E a classe dos estudantes? Essa está bem arrumada mesmo. Eu sou professor universitário e digo uma coisa: toda minha admiraçãopara estes heróis da pandemia. Ao lado dos profissionais da saúde, merecem estátuas e menções honrosas na Câmara. De uma hora para outra, o mundo do estudo caiu em cima deles de uma maneira retumbante. E no mesmo dia tem que ler textos on-line, fazer trabalhos on-line, assistir aula on-line, fazer contas para pagar a mensalidade, on-line, virar um trator para cumprir os 300 trabalhos que foram passados, on-line, porque vou dizer, no começo os professores ficaram tão perdidos com as aulas, também on-line, que para ganhar tempo e entender essa parada nova foram dando trabalho, leitura, atividade e, ainda, pasmem, colocando prazos! E sobre este mesmo coitado estudantil ainda recaem presenças do mal: o irmão pentelho que divide o quarto e o computador, a tia solteira que veio morar em casa, o pai que está em home office sem esperança e que intensificou a cobrança para que você seja alguém na vida (se ainda houver vida), a mãe que reza nas lives da igreja o dia inteiro e faz todo mundo acompanhar o terço no final do dia, e a irmã sofrência que resolveu trazer o namorado para acompanhar o Bruno e o Gusttavo Lima chaparem ao vivo. E daí ele vai para o Google ver se há algum tutorial para sobreviver a isso, encontra como resposta mais de 11 milhões de indicações sobre como ser um aluno produtivo na quarentena. Não é fofo? É ou não é para chorar em posição fetal no banho? O parágrafo ficou grande, mas esta descrição merece. Todo meu amor a vocês, estudantes.

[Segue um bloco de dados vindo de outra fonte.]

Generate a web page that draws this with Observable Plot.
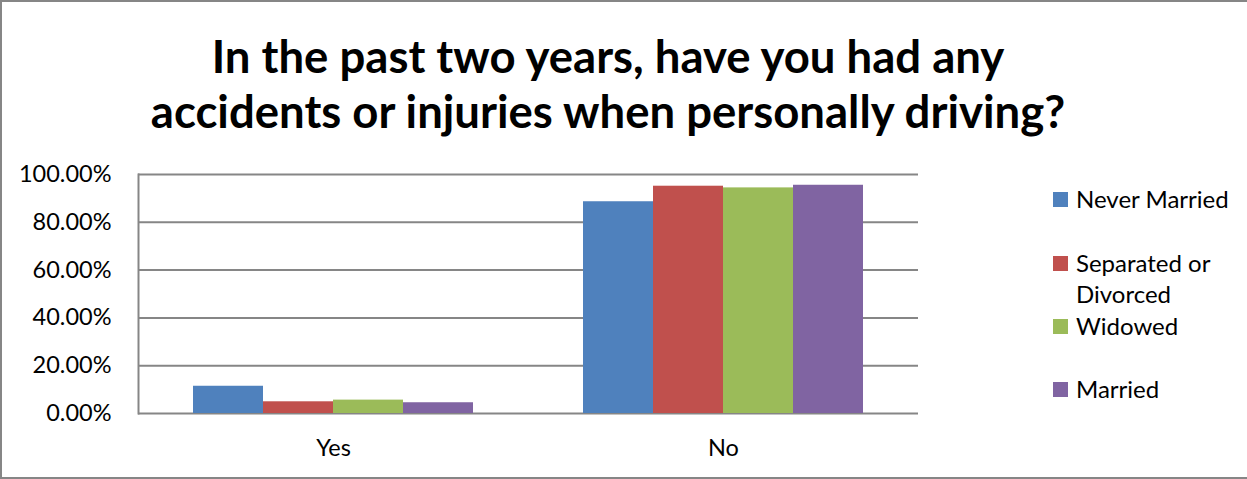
<!DOCTYPE html>
<html>
<head>
<meta charset="utf-8">
<script src="https://cdn.jsdelivr.net/npm/d3@7"></script>
<script src="https://cdn.jsdelivr.net/npm/@observablehq/plot@0.6"></script>
<style>
  html, body { margin: 0; padding: 0; background: #fff; }
  #chart {
    position: relative; width: 1247px; height: 479px; box-sizing: border-box;
    border-top: 2px solid #868686; border-left: 2px solid #868686; border-bottom: 2px solid #868686;
    font-family: Lato, "Liberation Sans", sans-serif; color: #000; overflow: hidden;
  }
  #title {
    position: absolute; left: 0; width: 1212px; top: 26px; text-align: center;
    font-weight: bold; font-size: 45.5px; line-height: 55px;
  }
  #plot { position: absolute; left: -4px; top: 145px; }
  #legend { position: absolute; left: 1051px; top: 0; font-size: 24px; }
  .item { position: absolute; left: 0; white-space: nowrap; }
  .sw { position: absolute; left: 0; width: 15px; height: 15px; }
  .lab { position: absolute; left: 23px; line-height: 31px; }
</style>
</head>
<body>
<div id="chart">
  <div id="title">In the past two years, have you had any<br>accidents or injuries when personally driving?</div>
  <div id="plot"></div>
  <div id="legend"></div>
</div>
<script>
const answers = ["Yes", "No"];
const statuses = ["Never Married", "Separated or Divorced", "Widowed", "Married"];
const colors = ["#4F81BD", "#C0504D", "#9BBB59", "#8064A2"];
const yesValues = [11.4, 4.9, 5.6, 4.5];
const noValues = [88.6, 95.1, 94.4, 95.5];
const yTicks = [0, 20, 40, 60, 80, 100];

const rows = [];
statuses.forEach((s, i) => {
  rows.push({answer: "Yes", status: s, value: yesValues[i]});
  rows.push({answer: "No", status: s, value: noValues[i]});
});

const plot = Plot.plot({
  width: 934,
  height: 322,
  marginLeft: 139,
  marginRight: 14,
  marginTop: 27,
  marginBottom: 56,
  style: {fontFamily: "Lato, 'Liberation Sans', sans-serif", fontSize: "23.5px", color: "#000", background: "transparent"},
  fx: {domain: answers, padding: 0, label: null},
  x: {domain: statuses, paddingInner: 0, paddingOuter: 0.75, axis: null},
  y: {domain: [0, 100], label: null},
  color: {domain: statuses, range: colors},
  marks: [
    Plot.ruleY(yTicks, {stroke: "#868686", strokeWidth: 2, strokeOpacity: 1}),
    Plot.barY(rows, {fx: "answer", x: "status", y: "value", fill: "status"}),
    Plot.frame({anchor: "left", facetAnchor: "left", stroke: "#868686", strokeWidth: 2, strokeOpacity: 1}),
    Plot.axisY(yTicks, {tickSize: 0, tickPadding: 27, tickFormat: d => d.toFixed(2) + "%", fontSize: 23.5, fill: "#000"}),
    Plot.axisFx({anchor: "bottom", tickSize: 0, tickPadding: 26, fontSize: 23.5, fill: "#000", label: null})
  ]
});
document.getElementById("plot").appendChild(plot);

const legendItems = [
  {name: "Never Married", lines: ["Never Married"], y: 188},
  {name: "Separated or Divorced", lines: ["Separated or", "Divorced"], y: 252},
  {name: "Widowed", lines: ["Widowed"], y: 315},
  {name: "Married", lines: ["Married"], y: 378}
];
const legend = d3.select("#legend");
legendItems.forEach((it, i) => {
  const g = legend.append("div").attr("class", "item").style("top", it.y + "px");
  g.append("div").attr("class", "sw").style("background", colors[i]).style("top", "2px");
  g.append("div").attr("class", "lab").style("top", "-7px").html(it.lines.join("<br>"));
});
</script>
</body>
</html>
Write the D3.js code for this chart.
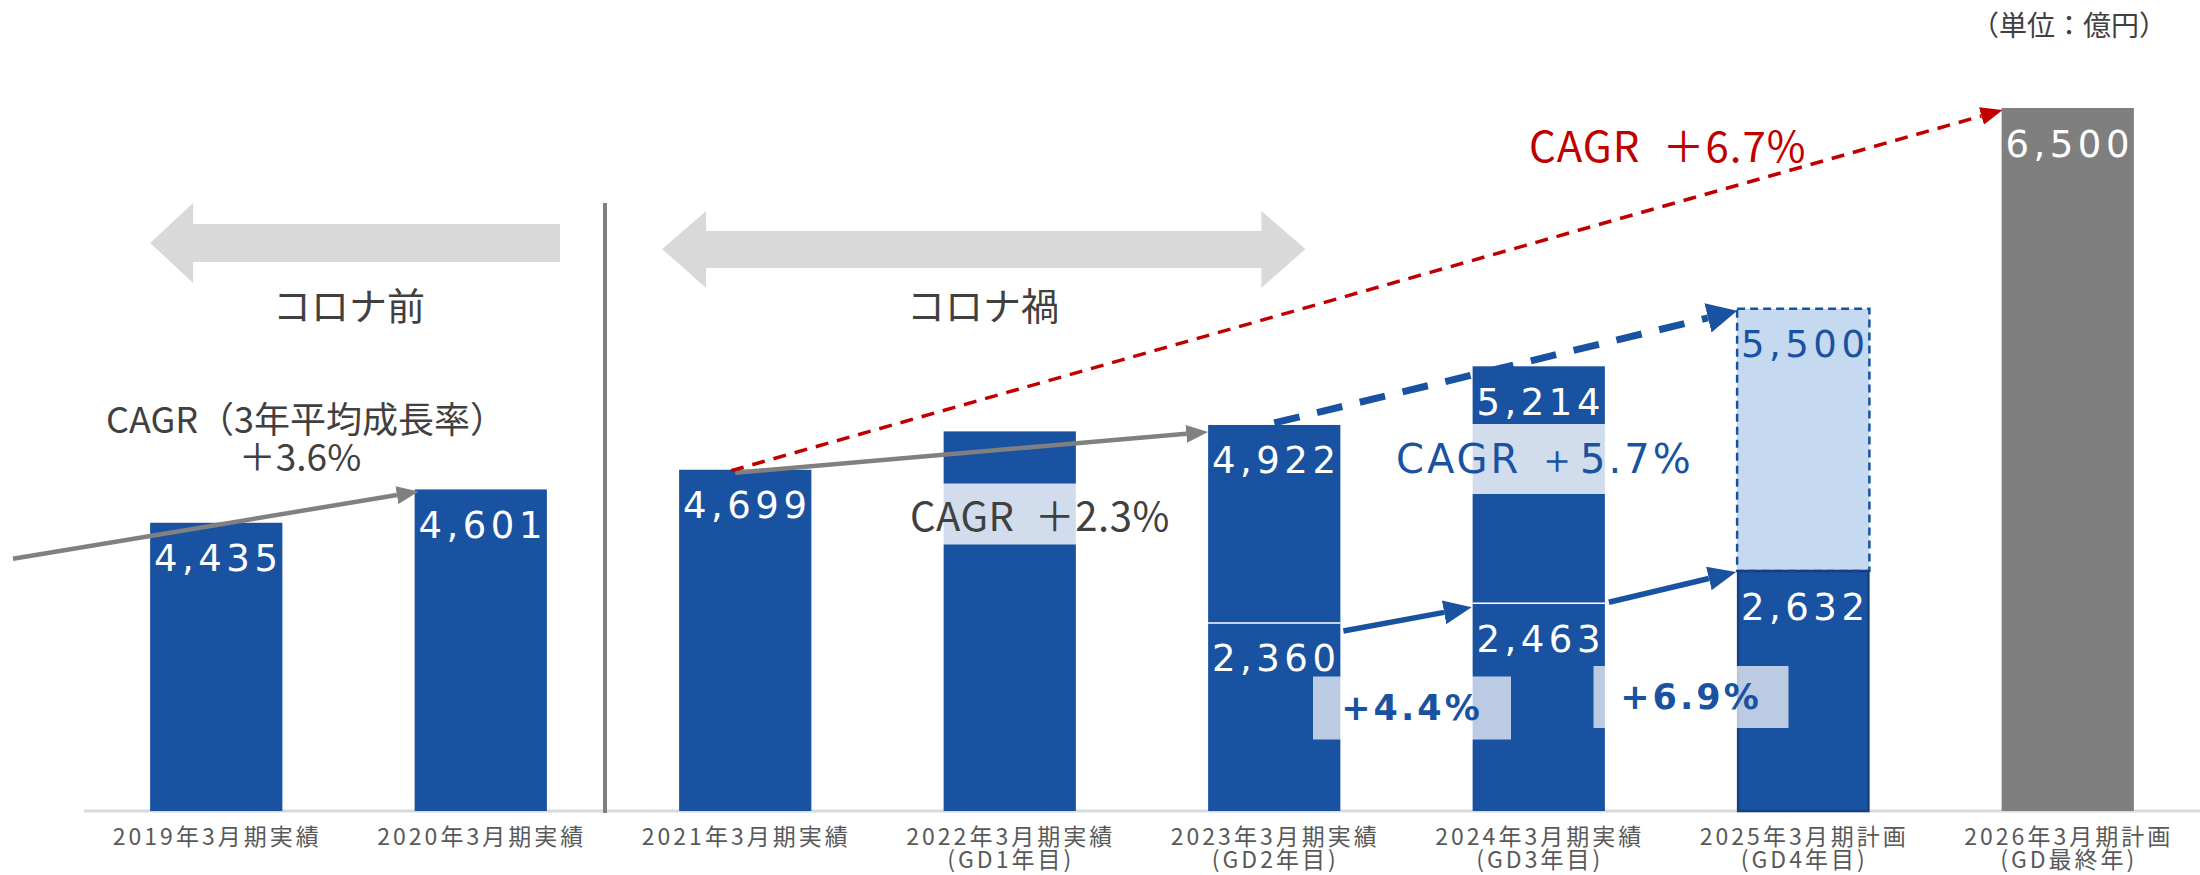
<!DOCTYPE html>
<html>
<head>
<meta charset="utf-8">
<script src="https://cdn.jsdelivr.net/npm/d3@7"></script>
<style>
body { margin: 0; background: #fff; }
svg { display: block; font-family: 'Noto Sans CJK JP', 'Noto Sans', sans-serif; }
</style>
</head>
<body>
<svg width="2200" height="875"></svg>
<script>
const categories = ['2019年3月期実績', '2020年3月期実績', '2021年3月期実績', '2022年3月期実績', '2023年3月期実績', '2024年3月期実績', '2025年3月期計画', '2026年3月期計画']
const subCategories = ['', '', '', '(GD1年目)', '(GD2年目)', '(GD3年目)', '(GD4年目)', '(GD最終年)']
const totals = [4435, 4601, 4699, 4890, 4922, 5214, 5500, 6500]
const lowerPart = [null, null, null, null, 2360, 2463, 2632, null]
const barTypes = ['actual', 'actual', 'actual', 'actual', 'actual', 'actual', 'plan', 'target']
const showTotal = [true, true, true, false, true, true, true, true]

const svg = d3.select('svg')
const width = +svg.attr('width')
const height = +svg.attr('height')

const blue = '#1a52a2'
const navy = '#163f80'
const darkText = '#404040'
const numFont = "'DejaVu Sans', sans-serif"

const data = categories.map((c, i) => ({
	cat: c, sub: subCategories[i], total: totals[i], lower: lowerPart[i], type: barTypes[i], show: showTotal[i]
}))
const byCat = {}
data.forEach(d => byCat[d.cat.slice(0, 4)] = d)

const baseline = 811
const x = d3.scaleBand()
	.domain(categories)
	.range([84, width])
	.paddingInner(0.5)
	.paddingOuter(0.25)
const bw = x.bandwidth()
const y = d3.scaleLinear().domain([3000, 6500]).range([baseline, 108])
// lower segments (GD core part) sit on their own truncated scale
const ySub = d3.scaleLinear().domain([1376, 2632]).range([baseline, 571])

const xs = yr => x(byCat[yr].cat)
const yt = yr => y(byCat[yr].total)
const yl = yr => ySub(byCat[yr].lower)

const defs = svg.append('defs')
const marker = (id, color, len, half) => defs.append('marker')
	.attr('id', id)
	.attr('markerUnits', 'userSpaceOnUse')
	.attr('viewBox', `0 ${-half} ${len} ${half * 2}`)
	.attr('markerWidth', len)
	.attr('markerHeight', half * 2)
	.attr('refX', 0)
	.attr('refY', 0)
	.attr('orient', 'auto')
	.append('path')
	.attr('d', `M0,${-half}L${len},0L0,${half}Z`)
	.attr('fill', color)
marker('head-gray', '#808080', 22, 9)
marker('head-red', '#c00000', 22, 9)
marker('head-blue', blue, 28, 12)
marker('head-blue-big', blue, 30, 15)

const arrow = (layer, p0, p1, color, w, id, len, dash) => {
	const dx = p1[0] - p0[0], dy = p1[1] - p0[1], d = Math.hypot(dx, dy)
	layer.append('line')
		.attr('x1', p0[0]).attr('y1', p0[1])
		.attr('x2', p1[0] - dx / d * len).attr('y2', p1[1] - dy / d * len)
		.attr('stroke', color)
		.attr('stroke-width', w)
		.attr('stroke-dasharray', dash || null)
		.attr('marker-end', `url(#${id})`)
}

const g = svg.append('g')

// period arrows
const blockArrow = d3.line()
const leftTip = xs('2019')
g.append('path')
	.attr('d', blockArrow([[leftTip, 243], [leftTip + 43, 203], [leftTip + 43, 224], [560, 224], [560, 262], [leftTip + 43, 262], [leftTip + 43, 283]]) + 'Z')
	.attr('fill', '#d9d9d9')
const dl = xs('2021') - 17, dr = xs('2023') + bw - 35
g.append('path')
	.attr('d', blockArrow([[dl, 249], [dl + 44, 211], [dl + 44, 231], [dr - 44, 231], [dr - 44, 211], [dr, 249], [dr - 44, 288], [dr - 44, 268], [dl + 44, 268], [dl + 44, 288]]) + 'Z')
	.attr('fill', '#d9d9d9')

g.append('text').attr('x', 349).attr('y', 303).text('コロナ前')
	.attr('font-size', 38).attr('fill', darkText).attr('text-anchor', 'middle').attr('dominant-baseline', 'central')
g.append('text').attr('x', 983).attr('y', 303).text('コロナ禍')
	.attr('font-size', 38).attr('fill', darkText).attr('text-anchor', 'middle').attr('dominant-baseline', 'central')
g.append('text').attr('x', 2069).attr('y', 24).text('（単位：億円）')
	.attr('font-size', 28).attr('fill', darkText).attr('text-anchor', 'middle').attr('dominant-baseline', 'central')

// axis
g.append('line')
	.attr('x1', 84).attr('x2', width)
	.attr('y1', baseline).attr('y2', baseline)
	.attr('stroke', '#d9d9d9').attr('stroke-width', 3)

const xLabels = g.append('g')
	.attr('font-size', 23)
	.attr('letter-spacing', 3)
	.attr('fill', '#595959')
	.attr('text-anchor', 'middle')
	.selectAll('text')
	.data(data)
	.enter()
	.append('text')
	.attr('y', 845)
xLabels.append('tspan')
	.attr('x', d => x(d.cat) + bw / 2 + 1)
	.text(d => d.cat)
xLabels.filter(d => d.sub)
	.append('tspan')
	.attr('x', d => x(d.cat) + bw / 2 + 1)
	.attr('dy', 23)
	.text(d => d.sub)

// GD plan trend (behind the bars)
arrow(g, [xs('2023') + bw / 2, yt('2023') - 2], [xs('2025'), yt('2025') + 2], blue, 7, 'head-blue-big', 30, '26,18')

// bars
g.selectAll('.bar')
	.data(data.filter(d => d.type !== 'plan'))
	.enter()
	.append('rect')
	.attr('class', 'bar')
	.attr('x', d => x(d.cat))
	.attr('y', d => y(d.total))
	.attr('width', bw)
	.attr('height', d => baseline - y(d.total))
	.attr('fill', d => d.type === 'target' ? '#7f7f7f' : blue)

const plan = data.filter(d => d.type === 'plan')
g.selectAll('.plan-top')
	.data(plan)
	.enter()
	.append('rect')
	.attr('x', d => x(d.cat))
	.attr('y', d => y(d.total))
	.attr('width', bw)
	.attr('height', d => ySub(d.lower) - y(d.total))
	.attr('fill', '#c5d9f0')
	.attr('stroke', blue)
	.attr('stroke-width', 2.5)
	.attr('stroke-dasharray', '8,5')
g.selectAll('.plan-low')
	.data(plan)
	.enter()
	.append('rect')
	.attr('x', d => x(d.cat) + 1)
	.attr('y', d => ySub(d.lower))
	.attr('width', bw - 2)
	.attr('height', d => baseline - ySub(d.lower))
	.attr('fill', blue)
	.attr('stroke', navy)
	.attr('stroke-width', 2.5)

g.selectAll('.split')
	.data(data.filter(d => d.lower && d.type === 'actual'))
	.enter()
	.append('line')
	.attr('x1', d => x(d.cat))
	.attr('x2', d => x(d.cat) + bw)
	.attr('y1', d => ySub(d.lower))
	.attr('y2', d => ySub(d.lower))
	.attr('stroke', '#fff')
	.attr('stroke-width', 1.5)

// corona divider
g.append('line')
	.attr('x1', 605).attr('x2', 605)
	.attr('y1', 203).attr('y2', baseline + 2)
	.attr('stroke', '#808080').attr('stroke-width', 4)

// trend arrows
arrow(g, [13, yt('2019') + 36], [xs('2020') + 4, yt('2020') + 2], '#808080', 4.5, 'head-gray', 22)
arrow(g, [xs('2021') + 56, yt('2021') + 3], [xs('2023'), yt('2023') + 7], '#808080', 4.5, 'head-gray', 22)
arrow(g, [xs('2021') + 52, yt('2021') + 1], [xs('2026') + 1, yt('2026') + 2], '#c00000', 3.5, 'head-red', 22, '13,9')
arrow(g, [xs('2023') + bw + 3, yl('2023') + 8], [xs('2024') - 1, yl('2024') + 4], blue, 5.5, 'head-blue', 28)
arrow(g, [xs('2024') + bw + 4, yl('2024') - 1], [xs('2025') - 1, yl('2025') + 1], blue, 5.5, 'head-blue', 28)

// annotation texts with translucent boxes
const note = (tx, ty, str, opts) => {
	const box = g.append('rect')
	const t = g.append('text')
		.attr('x', tx).attr('y', ty)
		.attr('dominant-baseline', 'central')
		.attr('text-anchor', opts.anchor || 'start')
		.attr('font-size', opts.size)
		.attr('font-family', opts.font || null)
		.attr('font-weight', opts.weight || null)
		.attr('letter-spacing', opts.ls || null)
		.attr('fill', opts.color)
		.text(str)
	if (opts.box) {
		const bb = t.node().getBBox()
		const bwid = opts.box.w || bb.width
		box.attr('x', bb.x + bb.width / 2 - bwid / 2)
			.attr('y', ty - opts.box.h / 2)
			.attr('width', bwid)
			.attr('height', opts.box.h)
			.attr('fill', '#fff')
			.attr('fill-opacity', opts.box.op)
	} else {
		box.remove()
	}
}

note(306, 417, 'CAGR（3年平均成長率）', {size: 36, color: darkText, anchor: 'middle'})
note(300, 455, '＋3.6%', {size: 37, color: darkText, anchor: 'middle'})
note(910, 514, 'CAGR\u2002＋2.3%', {size: 40, color: darkText, ls: 0.5, box: {h: 61, op: 0.8}})
note(1529, 143, 'CAGR\u2002＋6.7%', {size: 42, color: '#c00000', ls: 1})
note(1396, 459, 'CAGR ＋5.7%', {size: 40, color: blue, font: numFont, ls: 3, box: {h: 70, op: 0.8}})
note(1412, 708, '+4.4%', {size: 35, color: blue, font: numFont, weight: 'bold', ls: 3, anchor: 'middle', box: {w: 198, h: 63, op: 0.7}})
note(1691, 697, '+6.9%', {size: 35, color: blue, font: numFont, weight: 'bold', ls: 3, anchor: 'middle', box: {w: 195, h: 62, op: 0.7}})

// value labels
const fmt = d3.format(',')
const valueLabel = (cls, rows, yv, val) => g.selectAll('.' + cls)
	.data(rows)
	.enter()
	.append('text')
	.attr('class', cls)
	.attr('x', d => x(d.cat) + bw / 2 + 2)
	.attr('y', d => yv(d) + 36)
	.attr('dominant-baseline', 'central')
	.attr('text-anchor', 'middle')
	.attr('font-family', numFont)
	.attr('font-size', 37)
	.attr('letter-spacing', 4.5)
	.attr('fill', d => d.type === 'plan' && val(d) === d.total ? blue : '#fff')
	.text(d => fmt(val(d)))

valueLabel('val', data.filter(d => d.show), d => y(d.total), d => d.total)
valueLabel('lowval', data.filter(d => d.lower), d => ySub(d.lower), d => d.lower)
</script>
</body>
</html>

Mas eu só quero ficar longe mesmo é dos cavaleiros do apocalipse, que acompanham seitas estranhas por aí e acreditam que os cientistas, a imprensa e o mundo racional foram vendidos e que o lance édeixara seleção natural de Darwin agir. Os mais fracos, idosos, pobres e desavisados em geral vão morrer mesmo. E, daí?

Como diria meu amigo Renato Russo: “Festa estranha, com gente esquisita”.